Return all of the data exactly, with nothing left out but the pictures.

****

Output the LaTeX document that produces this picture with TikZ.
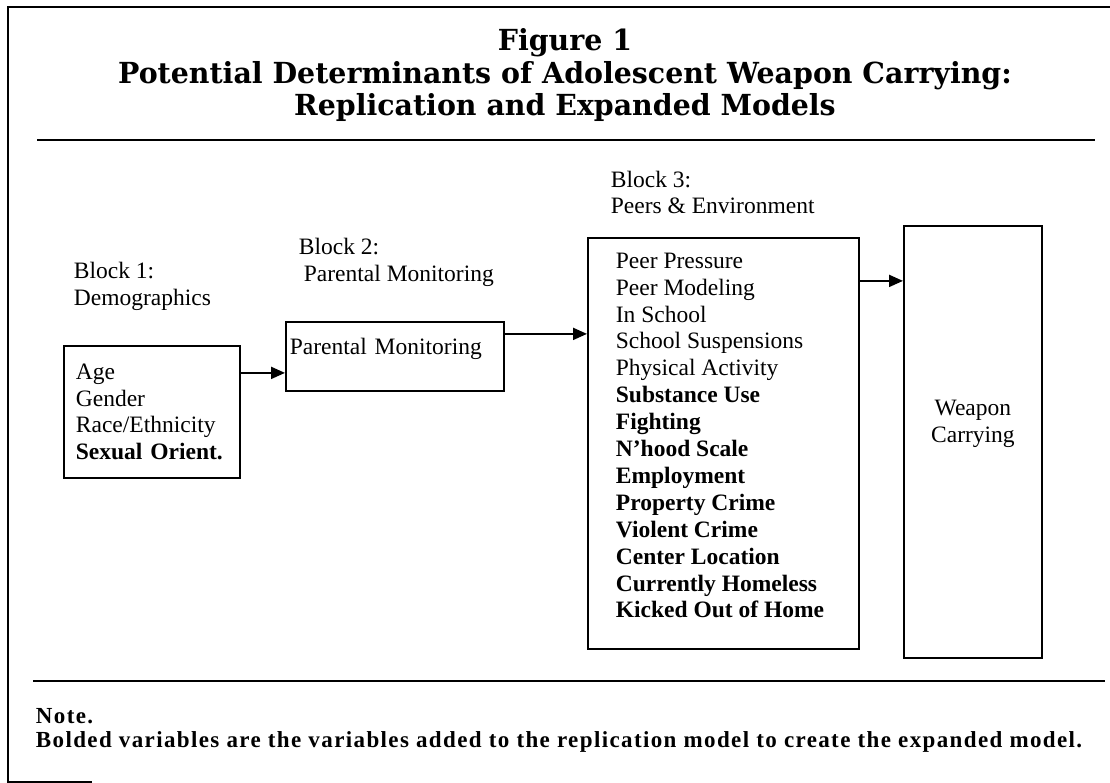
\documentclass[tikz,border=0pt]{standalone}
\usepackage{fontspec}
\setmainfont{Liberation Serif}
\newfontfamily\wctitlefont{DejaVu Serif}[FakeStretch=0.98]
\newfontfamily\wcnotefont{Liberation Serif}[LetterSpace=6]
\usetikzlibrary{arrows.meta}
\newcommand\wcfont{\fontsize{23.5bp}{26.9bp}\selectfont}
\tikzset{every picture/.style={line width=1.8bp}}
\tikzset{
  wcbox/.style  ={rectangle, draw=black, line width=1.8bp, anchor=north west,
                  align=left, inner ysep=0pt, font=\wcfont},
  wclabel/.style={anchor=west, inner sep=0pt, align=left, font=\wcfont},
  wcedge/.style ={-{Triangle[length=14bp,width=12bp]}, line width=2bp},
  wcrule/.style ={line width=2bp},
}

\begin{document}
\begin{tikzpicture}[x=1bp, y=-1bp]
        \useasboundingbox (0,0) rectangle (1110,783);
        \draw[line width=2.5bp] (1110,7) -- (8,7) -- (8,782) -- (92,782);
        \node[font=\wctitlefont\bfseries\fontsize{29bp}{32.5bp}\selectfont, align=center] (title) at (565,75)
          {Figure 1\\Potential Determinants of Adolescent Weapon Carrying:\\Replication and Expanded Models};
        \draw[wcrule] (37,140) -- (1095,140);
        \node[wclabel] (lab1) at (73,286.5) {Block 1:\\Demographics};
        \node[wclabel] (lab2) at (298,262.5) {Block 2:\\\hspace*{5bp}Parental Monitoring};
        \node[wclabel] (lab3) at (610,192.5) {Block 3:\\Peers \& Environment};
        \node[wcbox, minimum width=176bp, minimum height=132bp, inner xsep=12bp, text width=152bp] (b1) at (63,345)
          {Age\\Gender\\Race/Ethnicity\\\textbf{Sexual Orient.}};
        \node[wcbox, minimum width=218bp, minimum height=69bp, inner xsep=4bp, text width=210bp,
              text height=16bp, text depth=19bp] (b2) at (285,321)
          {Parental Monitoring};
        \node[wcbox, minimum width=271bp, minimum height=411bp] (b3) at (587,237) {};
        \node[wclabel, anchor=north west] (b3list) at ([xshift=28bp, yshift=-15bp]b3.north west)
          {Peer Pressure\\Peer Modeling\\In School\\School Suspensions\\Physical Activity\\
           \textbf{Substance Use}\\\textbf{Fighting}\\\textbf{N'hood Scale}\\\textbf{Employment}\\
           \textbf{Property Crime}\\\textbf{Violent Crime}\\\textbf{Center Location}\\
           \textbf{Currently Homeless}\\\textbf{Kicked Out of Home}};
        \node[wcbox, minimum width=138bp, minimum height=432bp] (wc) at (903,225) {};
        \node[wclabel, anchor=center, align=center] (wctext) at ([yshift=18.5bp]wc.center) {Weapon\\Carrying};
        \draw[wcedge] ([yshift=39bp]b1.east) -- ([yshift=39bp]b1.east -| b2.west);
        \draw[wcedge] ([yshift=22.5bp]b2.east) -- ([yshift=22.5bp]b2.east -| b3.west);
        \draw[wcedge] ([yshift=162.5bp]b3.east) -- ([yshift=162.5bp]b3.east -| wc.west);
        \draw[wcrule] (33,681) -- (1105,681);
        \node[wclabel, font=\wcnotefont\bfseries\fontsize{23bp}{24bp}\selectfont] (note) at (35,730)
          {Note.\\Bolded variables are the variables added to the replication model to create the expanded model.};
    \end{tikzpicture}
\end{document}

****

[EXERCISE OUTPUT]
Output the LaTeX document that produces this picture with TikZ.
\documentclass[tikz,border=0pt]{standalone}
\usepackage{fontspec}
\setmainfont{Liberation Serif}
\newfontfamily\wctitlefont{DejaVu Serif}[FakeStretch=0.98]
\newfontfamily\wcnotefont{Liberation Serif}[LetterSpace=6]
\usetikzlibrary{arrows.meta}
\newcommand\wcfont{\fontsize{23.5bp}{26.9bp}\selectfont}
\tikzset{every picture/.style={line width=1.8bp}}
\tikzset{
  wcbox/.style  ={rectangle, draw=black, line width=1.8bp, anchor=north west,
                  align=left, inner ysep=0pt, font=\wcfont},
  wclabel/.style={anchor=west, inner sep=0pt, align=left, font=\wcfont},
  wcedge/.style ={-{Triangle[length=14bp,width=12bp]}, line width=2bp},
  wcrule/.style ={line width=2bp},
}

\begin{document}
\begin{tikzpicture}[x=1bp, y=-1bp]
        \useasboundingbox (0,0) rectangle (1110,783);
        \draw[line width=2.5bp] (1110,7) -- (8,7) -- (8,782) -- (92,782);
        \node[font=\wctitlefont\bfseries\fontsize{29bp}{32.5bp}\selectfont, align=center] (title) at (565,75)
          {Figure 1\\Potential Determinants of Adolescent Weapon Carrying:\\Replication and Expanded Models};
        \draw[wcrule] (37,140) -- (1095,140);
        \node[wclabel] (lab1) at (73,286.5) {Block 1:\\Demographics};
        \node[wclabel] (lab2) at (298,262.5) {Block 2:\\\hspace*{5bp}Parental Monitoring};
        \node[wclabel] (lab3) at (610,192.5) {Block 3:\\Peers \& Environment};
        \node[wcbox, minimum width=176bp, minimum height=132bp, inner xsep=12bp, text width=152bp] (b1) at (63,345)
          {Age\\Gender\\Race/Ethnicity\\\textbf{Sexual Orient.}};
        \node[wcbox, minimum width=218bp, minimum height=69bp, inner xsep=4bp, text width=210bp,
              text height=16bp, text depth=19bp] (b2) at (285,321)
          {Parental Monitoring};
        \node[wcbox, minimum width=271bp, minimum height=411bp] (b3) at (587,237) {};
        \node[wclabel, anchor=north west] (b3list) at ([xshift=28bp, yshift=-15bp]b3.north west)
          {Peer Pressure\\Peer Modeling\\In School\\School Suspensions\\Physical Activity\\
           \textbf{Substance Use}\\\textbf{Fighting}\\\textbf{N'hood Scale}\\\textbf{Employment}\\
           \textbf{Property Crime}\\\textbf{Violent Crime}\\\textbf{Center Location}\\
           \textbf{Currently Homeless}\\\textbf{Kicked Out of Home}};
        \node[wcbox, minimum width=138bp, minimum height=432bp] (wc) at (903,225) {};
        \node[wclabel, anchor=center, align=center] (wctext) at ([yshift=18.5bp]wc.center) {Weapon\\Carrying};
        \draw[wcedge] ([yshift=39bp]b1.east) -- ([yshift=39bp]b1.east -| b2.west);
        \draw[wcedge] ([yshift=22.5bp]b2.east) -- ([yshift=22.5bp]b2.east -| b3.west);
        \draw[wcedge] ([yshift=162.5bp]b3.east) -- ([yshift=162.5bp]b3.east -| wc.west);
        \draw[wcrule] (33,681) -- (1105,681);
        \node[wclabel, font=\wcnotefont\bfseries\fontsize{23bp}{24bp}\selectfont] (note) at (35,730)
          {Note.\\Bolded variables are the variables added to the replication model to create the expanded model.};
    \end{tikzpicture}
\end{document}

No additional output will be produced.